Preventing arm injuries
Posted at: 03/19/2013 5:14 PM
| Updated at: 03/19/2013 6:00 PM
By: Robin De Wind | WHEC.com
It may not look like it outside, but spring is almost here and that means kids will be getting ready for spring sports like baseball.
In sports, the idea of more is better has encouraged more kids to specialize and play one sport year round, but that's leading to more over use injuries.
Jay Shiner is the former Baltimore Orioles strength and conditioning coach. He has opened up Powercore Athletics in Webster, helping young athletes learn how to maintain their bodies so they can play longer, injury free.
This weekend, Shiner and the Rochester Collegiate Baseball League is holding a free clinic at MCC for baseball and softball players, hoping to reduce the growing number of elbow and shoulder injuries due to overuse.
Michael Burns is a junior at RIT. He says learning proper mechanics and not training year round has kept him in the game longer. The free clinic features local medical experts and gives advice for kids, parents and coaches about how to properly train, year round.
Jay Shiner, Powercore Athletics, said, “There is this old school thought that you have to play all year to play better but there needs to be a designated off season, a period where they don't pick up a ball and shut down and maybe do aquatics, or just a class something that's not as intense and heal.”

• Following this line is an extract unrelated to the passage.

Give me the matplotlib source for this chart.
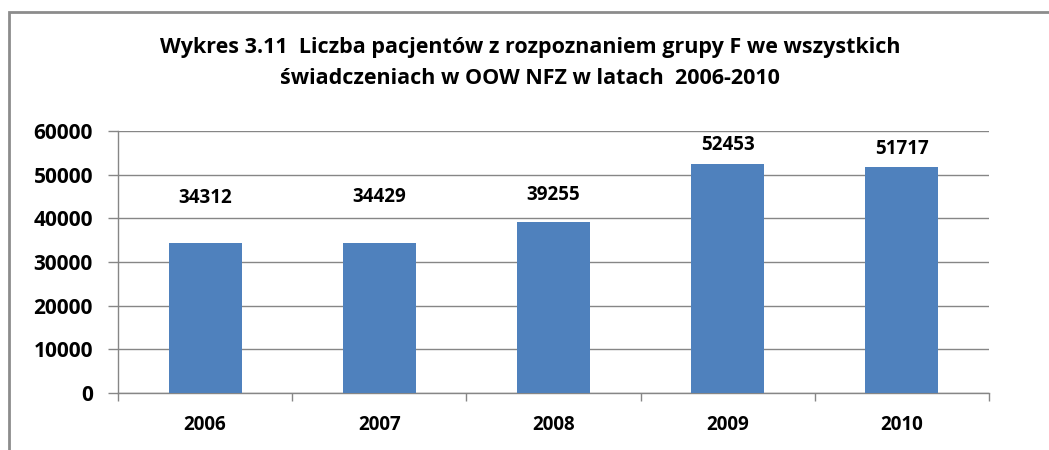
import numpy as np
import matplotlib
matplotlib.use("Agg")
import matplotlib.pyplot as plt
from matplotlib.patches import Rectangle

years = ["2006", "2007", "2008", "2009", "2010"]
patients = [34312, 34429, 39255, 52453, 51717]
# heights of the data labels as they sit in the original chart
label_y = [44700, 44800, 45300, 56700, 55800]

plt.rcParams['font.family'] = ['Open Sans', 'DejaVu Sans']

fig = plt.figure(figsize=(10.49, 4.5), dpi=100)
ax = fig.add_axes([118 / 1049, 1 - 393 / 450, (989 - 118) / 1049, (393 - 131) / 450])

x = np.arange(len(years))
ax.bar(x, patients, width=0.42, color='#4f81bd', zorder=3)

for xi, v, ly in zip(x, patients, label_y):
    ax.text(xi, ly, str(v), ha='center', va='center', fontsize=13.5,
            fontweight='bold', color='black')

ax.set_xlim(-0.5, len(years) - 0.5)
ax.set_ylim(0, 60000)
ax.set_yticks(range(0, 60001, 10000))
ax.set_yticklabels([str(t) for t in range(0, 60001, 10000)],
                   fontsize=15, fontweight='bold')
ax.set_xticks(x)
ax.set_xticklabels(years, fontsize=13.5, fontweight='bold')
ax.set_xticks(np.arange(-0.5, len(years)), minor=True)
ax.tick_params(axis='x', which='major', length=0, pad=16)
ax.tick_params(axis='x', which='minor', length=6, color='#868686', width=1, direction='out')
ax.tick_params(axis='y', length=7, color='#868686', width=1, pad=11)

ax.grid(axis='y', color='#868686', linewidth=1, zorder=0)
for s in ['top', 'right']:
    ax.spines[s].set_visible(False)
for s in ['left', 'bottom']:
    ax.spines[s].set_color('#868686')
    ax.spines[s].set_linewidth(1)

fig.text(530 / 1049, 1 - 48 / 450,
         "Wykres 3.11  Liczba pacjentów z rozpoznaniem grupy F we wszystkich",
         ha='center', va='center', fontsize=15.5, fontweight='bold')
fig.text(530 / 1049, 1 - 78 / 450,
         "świadczeniach w OOW NFZ w latach  2006-2010",
         ha='center', va='center', fontsize=15.5, fontweight='bold')

# outer frame of the original chart area
fig.add_artist(Rectangle((9 / 1049, -0.1), 1.2, 1.1 - 12 / 450,
                         transform=fig.transFigure, fill=False,
                         edgecolor='#8c8c8c', linewidth=2))

fig.savefig("out.png", dpi=100)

Michael Burns, RIT junior, said, “Sometimes you want to get out there, but with Jay, you stick to your day after pitching protocols and you go through the program. A lot of people wouldn't have gotten hurt and I wouldn't have seen careers end due to injuries.”
Preventing Arm Injuries in Baseball is a free arm care seminar offered by the Rochester Collegiate Baseball League. It is Saturday March 23 from 9:00a.m.-noon at Monroe Community College. Registration is preferred. For more information, click here. For more information on Powercore Athletics, click here.
Shiner says many kids are starting their sport so young that elbow and shoulder injures commonly seen in young adults are now showing up in high school kids. He says prevention and proper training is the key.